Les élections sénatoriales, accessibles exclusivement aux grands électeurs, c'est dire l'importance de ces élections, ont bien excité la majorité présidentielle ce week-end mais aussi l'opposition qui a, pour la première fois, obtenu la majorité dans cette haute assemblée. Mais concrètement, quelles sont les conséquences réelles et sérieuses sur la vie politique de notre pays ?
Il faut avant tout poser la question de l'utilité de cet hémicycle.
Les sénateurs participent au débat législatif. A la manière d'un tennis de table, les députés et les sénateurs se renvoient les lois pour les discuter. Le Sénat peut effectivement ne pas être d'accord sur un article voire même la loi complète, et c'est à l'Assemblée nationale de revoir sa copie. C'est ce que l'on appelle la "navette". Mais cet échange n'est pas éternel. Comme l'explique très bien ce schéma, il y a tout au plus deux allers-retours entre les deux chambres et puis, sans accord, c'est l'Assemblée nationale qui a le dernier mot. On a juste perdu du temps. On en perdra un peu plus avec une majorité au Sénat différente de la majorité à l'Assemblée.
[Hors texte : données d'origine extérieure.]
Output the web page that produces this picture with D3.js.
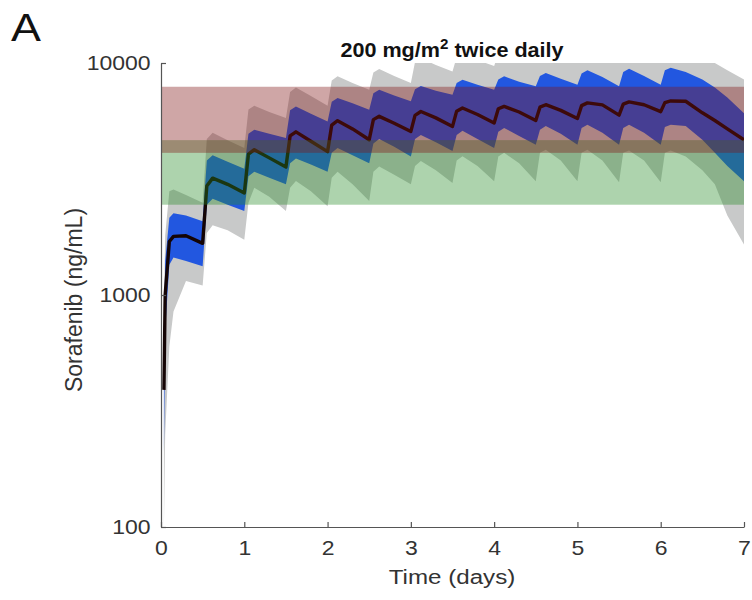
<!DOCTYPE html>
<html>
<head>
<meta charset="utf-8">
<script src="https://cdn.jsdelivr.net/npm/d3@7"></script>
<style>
body { margin: 0; background: #fff; }
text { font-family: "Liberation Sans", Arial, Helvetica, sans-serif; }
</style>
</head>
<body>
<div id="chart"></div>
<script>
// time points (days) and simulated sorafenib concentration percentiles (ng/mL)
var time = [0.035,0.05,0.1,0.15,0.3,0.5,
  0.55,0.62,0.8,1.0,
  1.05,1.12,1.3,1.5,
  1.55,1.62,1.8,2.0,
  2.05,2.12,2.3,2.5,
  2.55,2.62,2.8,3.0,
  3.05,3.12,3.3,3.5,
  3.55,3.62,3.8,4.0,
  4.05,4.12,4.3,4.5,
  4.55,4.62,4.8,5.0,
  5.05,5.12,5.3,5.5,
  5.55,5.62,5.8,6.0,
  6.05,6.12,6.3,6.5,6.65,6.8,7.0];

var median = [390,1000,1700,1790,1800,1670,
  2950,3190,3000,2750,
  4050,4230,3900,3560,
  4850,5050,4600,4150,
  5400,5640,5200,4670,
  5700,5890,5500,5070,
  5950,6180,5800,5330,
  6200,6400,6000,5510,
  6350,6500,6150,5650,
  6450,6610,6250,5760,
  6550,6730,6600,5960,
  6650,6800,6610,6170,
  6750,6860,6840,6100,5650,5200,4670];

var lo50 = [210,700,1350,1450,1400,1330,
  2450,2600,2450,2300,
  3250,3400,3200,3000,
  3700,3880,3650,3400,
  4100,4300,4000,3700,
  4500,4700,4350,3950,
  4700,4900,4550,4180,
  4900,5100,4700,4300,
  5050,5250,4850,4440,
  5150,5350,4950,4440,
  5250,5420,5000,4440,
  5250,5420,5000,4440,
  5300,5420,5350,4670,4100,3600,3090];

var hi50 = [600,1400,2150,2250,2200,2080,
  3800,4000,3750,3500,
  4950,5150,4950,4750,
  6250,6500,6050,5600,
  6800,7060,6700,6290,
  7400,7670,7250,6840,
  7700,7950,7600,7300,
  8200,8470,8050,7670,
  8500,8760,8300,7930,
  8800,9060,8550,8060,
  9000,9300,8700,7930,
  9150,9450,8800,8060,
  9300,9550,9150,8500,7850,7100,6080];

var lo90 = [100,250,600,850,1150,1100,
  1850,2000,1900,1730,
  2500,2900,2650,2300,
  2900,3100,2800,2410,
  3200,3400,3000,2540,
  3400,3580,3300,3000,
  3600,3780,3450,3040,
  3800,3960,3600,3090,
  3950,4100,3700,3090,
  4100,4230,3800,3090,
  4100,4230,3800,3060,
  4100,4200,3800,3060,
  4100,4200,3950,3450,3000,2200,1650];

var hi90 = [900,1800,2800,2850,2700,2500,
  4700,5000,4650,4300,
  6300,6550,6150,5800,
  7500,7850,7200,6550,
  8400,8760,8200,7670,
  9100,9420,8800,8200,
  10100,10500,9800,9200,
  10600,11000,10300,9700,
  11000,11500,10800,10300,
  11500,11800,11200,10500,
  11800,12000,11400,10700,
  12000,12200,11500,10800,
  12000,12200,11800,11000,10000,9300,8500];

// target ranges drawn as horizontal bands
var greenBand = [2450, 4650];
var redBand = [4100, 7900];

var xTicks = [0,1,2,3,4,5,6,7];
var yTicks = [100,1000,10000];

var SX = 1.15; // glyphs in the figure are a bit wide

var margin = {top: 63, right: 8, bottom: 73, left: 161},
  width = 752 - margin.left - margin.right,
  height = 600 - margin.top - margin.bottom;

var svg = d3.select("#chart").append("svg")
  .attr("width", 752).attr("height", 600);

var g = svg.append("g")
  .attr("transform", "translate(" + margin.left + "," + margin.top + ")");

var x = d3.scaleLinear().domain([0, 7]).range([0, width]);
var y = d3.scaleLog().domain([100, 10000]).range([height, 0]);

g.append("clipPath").attr("id", "plotclip")
  .append("rect").attr("x", 0).attr("y", 0).attr("width", width).attr("height", height);

var data = time.map(function(t, i) {
  return {t: t, med: median[i], l50: lo50[i], h50: hi50[i], l90: lo90[i], h90: hi90[i]};
});

var plot = g.append("g").attr("clip-path", "url(#plotclip)");

var area90 = d3.area()
  .x(function(d) { return x(d.t); })
  .y0(function(d) { return y(d.l90); })
  .y1(function(d) { return y(d.h90); });
var area50 = d3.area()
  .x(function(d) { return x(d.t); })
  .y0(function(d) { return y(d.l50); })
  .y1(function(d) { return y(d.h50); });
var medLine = d3.line()
  .x(function(d) { return x(d.t); })
  .y(function(d) { return y(d.med); });

plot.append("path").datum(data).attr("d", area90).attr("fill", "#c8c9c9");
plot.append("path").datum(data).attr("d", area50).attr("fill", "#2257e0");
plot.append("path").datum(data).attr("d", medLine)
  .attr("fill", "none").attr("stroke", "#140404").attr("stroke-width", 3.4)
  .attr("stroke-linejoin", "round");

// green then red band on top, semi transparent
plot.append("rect")
  .attr("x", x(0)).attr("width", x(7) - x(0))
  .attr("y", y(greenBand[1])).attr("height", y(greenBand[0]) - y(greenBand[1]))
  .attr("fill", "rgb(40,140,40)").attr("fill-opacity", 0.38);
plot.append("rect")
  .attr("x", x(0)).attr("width", x(7) - x(0))
  .attr("y", y(redBand[1])).attr("height", y(redBand[0]) - y(redBand[1]))
  .attr("fill", "rgb(130,20,20)").attr("fill-opacity", 0.38);

// axes
var xAxis = g.append("g")
  .attr("transform", "translate(0," + height + ")")
  .call(d3.axisBottom(x).tickValues(xTicks).tickFormat(d3.format("d"))
    .tickSizeInner(-5).tickSizeOuter(0).tickPadding(14));
var yAxis = g.append("g")
  .call(d3.axisLeft(y).tickValues(yTicks).tickFormat(d3.format("d"))
    .tickSizeInner(-5).tickSizeOuter(0).tickPadding(9));

[xAxis, yAxis].forEach(function(ax) {
  ax.select(".domain").attr("stroke", "#555").attr("stroke-width", 1.2);
  ax.selectAll(".tick line").attr("stroke", "#555").attr("stroke-width", 1.2);
  ax.selectAll(".tick text")
    .attr("fill", "#333").attr("font-size", "20px")
    .attr("transform", "scale(" + SX + ",1)");
});

// labels
svg.append("text")
  .attr("transform", "translate(452,584) scale(" + SX + ",1)")
  .attr("text-anchor", "middle").attr("font-size", "21px").attr("fill", "#333")
  .text("Time (days)");

svg.append("text")
  .attr("transform", "translate(82,300) rotate(-90)")
  .attr("text-anchor", "middle").attr("font-size", "23px").attr("fill", "#333")
  .text("Sorafenib (ng/mL)");

var title = svg.append("text")
  .attr("transform", "translate(452,57) scale(1.08,1)")
  .attr("text-anchor", "middle").attr("font-size", "20px").attr("font-weight", "bold")
  .attr("fill", "#111");
title.append("tspan").text("200 mg/m");
title.append("tspan").attr("baseline-shift", "super").attr("font-size", "14px").text("2");
title.append("tspan").text(" twice daily");

svg.append("text")
  .attr("transform", "translate(11,41) scale(" + SX + ",1)")
  .attr("font-size", "39px").attr("fill", "#111")
  .text("A");
</script>
</body>
</html>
Autre point à soulever, le président du Sénat. Constitutionnellement parlant, le président du Sénat est le troisième personnage de l'Etat (après le Chef d'Etat et le Premier ministre) et le deuxième d'un point de vue protocolaire (depuis le 13 septembre 1989), il a en effet un rôle de remplaçant en cas de vacance du pouvoir, avec des pouvoirs limités par la Constitution (pas de référendum, pas de dissolution, pas de révision de la Constitution, il ne préside pas le Conseil des ministres) ; par la situation cocasse d'une possible cohabitation avec une majorité d'une couleur politique différente. Donc, il prend la place du Président de la République quand celui-ci ne peut plus exercer son rôle avant la fin de son mandat. C'est ce qui s'est passé à la démission du Général de Gaulle en 1969 et à la mort de Georges Pompidou en 1974. On observe donc que la situation est assez rare.
Alors, il est vrai aussi que le président du Sénat peut nommer des membres du Conseil constitutionnel : mais est-on sûr que ce Conseil des sages ait toujours favorisé les majorités auprès desquelles il se sentait le plus proche ? Je ne suis pas certain et c'est pourquoi je me permets d'émettre des doutes sur la loyauté des neuf membres censés être objectifs dans leurs décisions. N'oublions pas également, qu'avec la présence de deux anciens Présidents de la République qui se détestent, et peut-être bientôt trois avec Nicolas Sarkozy, les réunions promettent d'être tendues.
Alors pourquoi ne pas octroyer ce rôle au Président de l'Assemblée nationale ou au Premier ministre ? Le problème est en fait constitutionnel. C'est la Vème République qui a créé le Sénat sous la forme que l'on connaît actuellement, en 1958. De ce fait, pour transférer ce rôle à une autre personne, il faut changer de Constitution, voire, pourquoi pas, de République. Il faudrait donc faire réfléchir nos sénateurs sur une possible suppression du Sénat et donc d'eux-mêmes… Ce qui serait grandement ralenti ou empêché.
A l'origine, après la Révolution française, avait été créé un Conseil des Anciens. Le pouvoir de ce Conseil était quelque peu différent : celui-ci avait en effet le dernier mot car il adoptait ou rejetait la loi. Il y avait donc un réel contre-pouvoir. En outre, cette assemblée, dite "chambre haute", était composé des nobles qui avaient besoin d'une représentation nationale. Déjà à l'époque on se disputait les sièges… Mais aujourd'hui, après quelques siècles de politique et de changement de régime et de constitution, le pouvoir du Sénat s'est transformé. On se dispute les sièges, juste pour se les disputer et les donner à ses amis qui n'ont pas obtenu un siège à l'Assemblée nationale. C'est le même principe pour le Conseil économique et social, assemblée fourre-tout pour les oubliés des scrutins ou des remaniements.
On ferait en même temps une économie de plusieurs centaines de millions d'euros, par les temps qui courent, ce n'est pas négligeable, évitons de jeter l'argent public par la fenêtre.
Non, cette poussée historique de la Gauche dans l'hémicycle du Palais du Luxembourg n'est que symbolique.